Showing posts with label imagination. Show all posts
Showing posts with label imagination. Show all posts

Thursday, June 10, 2010

Spiders, Fairies And Elves, Oh My!

Two nights ago it's the rain. Last night, well last night has no reason. I haven’t slept in two days, and yeah, maybe I’ve gone longer before (stupid insomnia) but that doesn’t mean I don’t want to sleep.

I almost fall asleep around nine this morning. Oblivion is so close, and my, is it ever gorgeous.

A spider scurries across my belly.  

I jump from the bed shaking my limbs and tear off my clothes with an urgency I can’t possibly convey.

Intent on finding the nasty creature, I rip my bed apart. There’s no stopping until its dead. I can’t be in my room knowing there’s a spider lurking somewhere, waiting to bite me.

There’s nothing. I shake out and meticulously check the seams of my clothes before putting them back on.

I go upstairs. I’m not on the couch for two minutes before it happens again. The spider.

And then, I see it. The drawstring on my sweatpants. Great, I’m so tired I’m hallucinating. I hate when this happens. My already overactive imagination goes haywire: there’s robbers and axe murderers; clothes turn to weird animals; shadows morph into horrific things; strange images flash across my eyes; things try to kill me.

It’s like a bad acid trip – except I’ve never started trying to peel off my own skin or anything like that. It’s yet to get so bad I vandalize myself. Instead, I hide under the covers like a good four-year-old.

Sometimes my imagination is too much for me. Every morbid or horrific thought of mine plays out, so vividly that they have to be real. It makes distinguishing reality and imagination tedious, the line seems so ambiguous. 

And that got me thinking (productively this time).

My best work is done when I’m in this exhausted state, when I stay up all day and night to work on a project and am so tired there’s no possible way to go on. Yet I do; the work must be crap since I'm barely conscious.

Then I get my marks back. An A. (This happened last week – I stayed up so long over a course of several days working furiously to do all the schoolwork I put off that I made myself physically ill.)

My best writing comes out of this weird half-there state where I start losing my mind. Maybe it’s the separation from my conscious mind. I can’t get in the way of what needs to be said or done. My words can’t interrupt my characters because I can’t possibly come up with one, even if I tried.

My imagination gets free reign, takes full control, and runs rampant.

I wish there was a way I could channel this mind-set without the negative side-effects (like believing I’m on fire or someone’s leaning over me with a knife). But I guess art is suffering.

And what would we writers be without our suffering, struggling image? (Aside from healthier of course)
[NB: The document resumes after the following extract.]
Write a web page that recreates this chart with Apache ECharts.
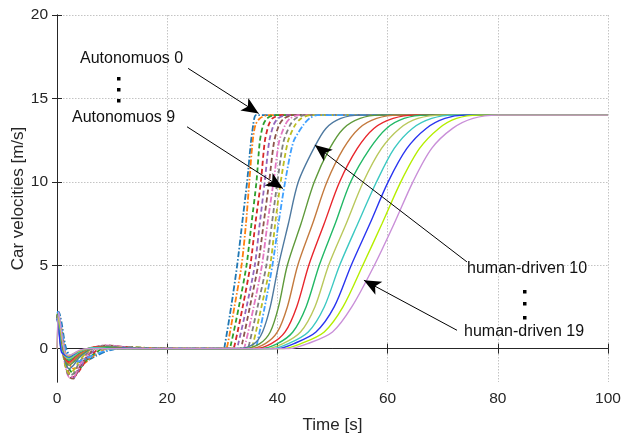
<!DOCTYPE html>
<html>
<head>
<meta charset="utf-8">
<script src="https://cdn.jsdelivr.net/npm/echarts@6/dist/echarts.min.js"></script>
<style>html,body{margin:0;padding:0;background:#fff}#c{width:621px;height:436px}</style>
</head>
<body>
<div id="c"></div>
<script>
// ---- data ----
const xTicks = [0, 20, 40, 60, 80, 100];
const yTicks = [0, 5, 10, 15, 20];

// start-up transient: shared times, per-series velocities
const transT = [0, 0.3, 0.8, 1.5, 2.2, 3, 4, 5.5, 7, 9, 12, 16, 22];
const autoTrans = [
  [2.2, 2.2, 1.6, 0.2, -0.4, -0.7, -0.8, -0.7, -0.45, -0.15, 0.05, 0.0, 0],
  [2.1, 2.0, 1.2, -0.2, -0.9, -1.2, -1.1, -0.75, -0.35, 0, 0.1, 0.05, 0],
  [2.1, 1.9, 1.0, -0.5, -1.2, -1.5, -1.25, -0.65, -0.25, 0.1, 0.1, 0.05, 0],
  [2.0, 1.8, 0.8, -0.7, -1.5, -1.7, -1.35, -0.6, -0.15, 0.15, 0.1, 0, 0],
  [2.0, 1.8, 0.7, -0.8, -1.6, -1.75, -1.25, -0.5, -0.05, 0.15, 0.1, 0, 0],
  [2.0, 1.7, 0.6, -0.9, -1.7, -1.8, -1.15, -0.45, 0.05, 0.2, 0.1, 0, 0],
  [2.0, 1.7, 0.5, -1.0, -1.7, -1.7, -1.05, -0.35, 0.1, 0.2, 0.1, 0, 0],
  [2.0, 1.6, 0.4, -1.0, -1.6, -1.5, -0.85, -0.25, 0.1, 0.15, 0.05, 0, 0],
  [2.0, 1.6, 0.3, -1.0, -1.5, -1.3, -0.75, -0.2, 0.1, 0.1, 0.05, 0, 0],
  [2.2, 2.1, 1.2, -0.1, -0.6, -0.8, -0.75, -0.55, -0.35, -0.1, 0, 0, 0]
];
const humanTrans = [
  [2.0, 1.6, 0.3, -0.8, -1.2, -1.0, -0.55, -0.15, 0.1, 0.1, 0.05, 0, 0],
  [2.0, 1.5, 0.2, -0.7, -1.0, -0.8, -0.45, -0.1, 0.1, 0.1, 0, 0, 0],
  [1.9, 1.5, 0.1, -0.6, -0.9, -0.7, -0.4, -0.05, 0.1, 0.05, 0, 0, 0],
  [1.9, 1.4, 0.0, -0.6, -0.8, -0.6, -0.3, 0, 0.1, 0.05, 0, 0, 0],
  [1.9, 1.4, 0.0, -0.5, -0.7, -0.5, -0.25, 0, 0.05, 0.05, 0, 0, 0],
  [1.8, 1.3, -0.1, -0.5, -0.6, -0.45, -0.2, 0, 0.05, 0, 0, 0, 0],
  [1.8, 1.3, -0.1, -0.45, -0.55, -0.4, -0.2, 0, 0.05, 0, 0, 0, 0],
  [1.8, 1.2, -0.2, -0.4, -0.5, -0.35, -0.15, 0, 0, 0, 0, 0, 0],
  [0, 1.9, 0.8, -0.3, -0.45, -0.3, -0.15, 0, 0, 0, 0, 0, 0],
  [0, 2.2, 1.0, -0.3, -0.4, -0.3, -0.1, 0, 0, 0, 0, 0, 0]
];

// acceleration phase: velocity levels and the time each series reaches them
const autoLevels = [0, 0.3, 2.5, 5, 7.5, 10, 12.4, 13.4, 13.8, 14];
const autoTimes = [
  [30.2, 30.5, 31.6, 32.7, 33.6, 34.5, 35.2, 35.6, 35.8, 36.1],
  [30.6, 31.0, 32.2, 33.5, 34.3, 34.9, 35.5, 36.0, 36.8, 38.3],
  [31.2, 31.6, 33.0, 34.4, 35.3, 36.2, 36.8, 37.4, 38.1, 39.5],
  [31.9, 32.3, 33.7, 35.1, 36.0, 37.0, 37.7, 38.4, 39.1, 40.6],
  [32.5, 32.9, 34.4, 35.9, 36.8, 37.7, 38.5, 39.3, 40.1, 41.6],
  [33.2, 33.6, 35.0, 36.5, 37.5, 38.5, 39.4, 40.3, 41.2, 42.8],
  [33.8, 34.2, 35.7, 37.2, 38.2, 39.3, 40.3, 41.4, 42.3, 44.0],
  [34.5, 34.9, 36.4, 38.0, 39.0, 40.0, 41.1, 42.3, 43.3, 45.0],
  [35.2, 35.6, 37.1, 38.7, 39.6, 40.6, 41.9, 43.2, 44.3, 46.0],
  [35.9, 36.3, 37.7, 39.1, 40.2, 41.4, 42.9, 44.7, 45.8, 47.2]
];
const humanLevels = [0, 0.3, 1, 2.5, 5, 7.5, 10, 12, 13.2, 13.8, 14];
const humanTimes = [
  [33.0, 35.8, 37.3, 38.7, 40.2, 42.0, 43.8, 46.6, 48.8, 51.5, 55.0],
  [34.0, 36.8, 38.7, 40.2, 41.8, 44.3, 46.7, 49.5, 52.0, 55.0, 58.5],
  [35.0, 37.8, 40.0, 41.8, 43.7, 46.4, 49.0, 52.0, 54.8, 58.0, 62.0],
  [36.0, 38.9, 41.4, 43.5, 45.7, 48.5, 51.3, 54.5, 57.5, 61.0, 65.0],
  [37.0, 40.0, 42.8, 45.2, 47.6, 50.5, 53.3, 56.8, 59.8, 63.0, 67.0],
  [38.0, 41.0, 44.2, 46.8, 49.3, 52.5, 55.6, 58.9, 62.2, 65.5, 70.0],
  [39.0, 42.0, 45.6, 48.5, 51.3, 54.6, 58.0, 61.2, 64.5, 68.0, 72.0],
  [40.0, 43.0, 47.0, 50.3, 53.4, 56.8, 60.1, 63.5, 67.0, 70.4, 74.0],
  [41.0, 44.3, 48.5, 51.9, 55.5, 59.0, 62.4, 65.8, 69.3, 72.5, 76.5],
  [42.0, 45.5, 50.0, 53.5, 57.6, 61.2, 64.6, 68.0, 71.8, 75.5, 80.0]
];
const endPoint = [100, 14];

// annotation arrows [from, to] in data coordinates
const arrows = [
  [[23.8, 16.8], [36.6, 14.1]],
  [[23.6, 13.3], [41.0, 9.6]],
  [[74.4, 5.2], [46.8, 12.2]],
  [[72.6, 1.1], [55.7, 4.1]]
];

// ---- styles ----
const autoColors = ['#1f77b4','#ff7f0e','#2ca02c','#d62728','#9467bd','#8c564b','#e377c2','#7f7f7f','#bcbd22','#3fa0ff'];
const humanColors = ['#4e79a0','#5f9a3b','#c47a3e','#e8262c','#22b866','#b9c85c','#3cc8c2','#2a35f0','#b5ee00','#c98fd8'];
const dashDot = [6, 2, 1.5, 2];
const dashed = [5, 3];
const autoDash = [dashDot, dashDot, dashed, dashed, dashed, dashed, dashDot, dashed, dashed, dashDot];

function build(trans, levels, times) {
  const pts = transT.map((t, i) => [t, trans[i]]);
  times.forEach((t, i) => pts.push([t, levels[i]]));
  pts.push(endPoint.slice());
  return pts;
}

const series = [];
for (let i = 0; i < 10; i++) {
  series.push({
    type: 'line', name: 'Autonomuos ' + i, showSymbol: false, smooth: 0.25,
    data: build(autoTrans[i], autoLevels, autoTimes[i]),
    lineStyle: { color: autoColors[i], width: 1.8, type: autoDash[i] },
    z: 2
  });
}
for (let i = 0; i < 10; i++) {
  series.push({
    type: 'line', name: 'human-driven ' + (10 + i), showSymbol: false, smooth: 0.3,
    data: build(humanTrans[i], humanLevels, humanTimes[i]),
    lineStyle: { color: humanColors[i], width: 1.4, type: 'solid' },
    z: 2
  });
}
series[0].markLine = {
  silent: true, animation: false,
  symbol: ['none', 'arrow'], symbolSize: [11, 17],
  label: { show: false },
  lineStyle: { color: '#000', width: 1, type: 'solid' },
  data: arrows.map(a => [{ coord: a[0] }, { coord: a[1] }])
};

const font = 'Liberation Sans, Arial, sans-serif';
const txt = '#262626';
const gridLine = { show: true, lineStyle: { color: '#c4c4c4', type: [1.5, 1.5], width: 1 } };
const axisLineStyle = { show: true, lineStyle: { color: '#262626', width: 1 } };

const chart = echarts.init(document.getElementById('c'), null, { renderer: 'canvas' });
chart.setOption({
  animation: false,
  backgroundColor: '#fff',
  grid: { left: 57, right: 13, top: 15, bottom: 54, containLabel: false, outerBoundsMode: 'none' },
  xAxis: [
    { type: 'value', min: 0, max: 100, interval: 20,
      name: 'Time [s]', nameLocation: 'middle', nameGap: 35, nameMoveOverlap: false,
      nameTextStyle: { fontFamily: font, fontSize: 17, color: txt },
      axisLine: axisLineStyle, axisTick: { inside: true, length: 5, lineStyle: { color: '#262626' } },
      axisLabel: { fontFamily: font, fontSize: 15.5, color: txt, margin: 9 },
      splitLine: gridLine },
    { type: 'value', position: 'top', min: 0, max: 100, interval: 20,
      axisLine: axisLineStyle, axisTick: { inside: true, length: 5, lineStyle: { color: '#262626' } },
      axisLabel: { show: false }, splitLine: { show: false } }
  ],
  yAxis: [
    { type: 'value', min: -2, max: 20,
      name: 'Car velocities [m/s]', nameLocation: 'middle', nameGap: 30, nameMoveOverlap: false,
      nameTextStyle: { fontFamily: font, fontSize: 17, color: txt },
      axisLine: axisLineStyle,
      axisTick: { inside: true, length: 5, customValues: yTicks, lineStyle: { color: '#262626' } },
      axisLabel: { fontFamily: font, fontSize: 15.5, color: txt, margin: 9, customValues: yTicks },
      splitLine: gridLine },
    { type: 'value', position: 'right', min: -2, max: 20,
      axisLine: axisLineStyle,
      axisTick: { inside: true, length: 5, customValues: yTicks, lineStyle: { color: '#262626' } },
      axisLabel: { show: false, customValues: yTicks }, splitLine: { show: false } }
  ],
  series: series,
  graphic: [
    { type: 'text', left: 80, top: 51, z: 100, style: { text: 'Autonomuos 0', font: '16px ' + font, fill: '#111' } },
    { type: 'text', left: 72, top: 110, z: 100, style: { text: 'Autonomuos 9', font: '16px ' + font, fill: '#111' } },
    { type: 'text', left: 467, top: 261, z: 100, style: { text: 'human-driven 10', font: '16px ' + font, fill: '#111' } },
    { type: 'text', left: 464, top: 324, z: 100, style: { text: 'human-driven 19', font: '16px ' + font, fill: '#111' } },
    { type: 'rect', z: 100, shape: { x: 117, y: 77, width: 3.5, height: 3.5 }, style: { fill: '#000' } },
    { type: 'rect', z: 100, shape: { x: 117, y: 88, width: 3.5, height: 3.5 }, style: { fill: '#000' } },
    { type: 'rect', z: 100, shape: { x: 117, y: 99, width: 3.5, height: 3.5 }, style: { fill: '#000' } },
    { type: 'rect', z: 100, shape: { x: 523, y: 290, width: 3.5, height: 3.5 }, style: { fill: '#000' } },
    { type: 'rect', z: 100, shape: { x: 523, y: 302, width: 3.5, height: 3.5 }, style: { fill: '#000' } },
    { type: 'rect', z: 100, shape: { x: 523, y: 316, width: 3.5, height: 3.5 }, style: { fill: '#000' } }
  ]
});
</script>
</body>
</html>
The only weird thing (and no, hallucinations no longer count as weird) is when I look at what I've written; the words are foreign, new. I always find myself wondering who wrote it – it’s too good to have come from me.

Maybe it’s weird fairies or something – like those ones that made the Shoemakers shoes when he falls asleep. Wait, those are elves. Okay, so maybe elves are doing all the work for me (the stuff that I don’t think is utter crap anyway). I don’t know.

All I know is you can’t have them. (And I mean this in the nicest possible way. I’m sure you have your own weird creatures hopping around fixing things for you, like ninjas or bunnies or something. If you don’t, you should get some).

Where/when are you the most creative? Does your work ever surprise you? 


Word Of The Day: Fatuous: foolish or inane (especially in an unconscious manner); silly; unreal.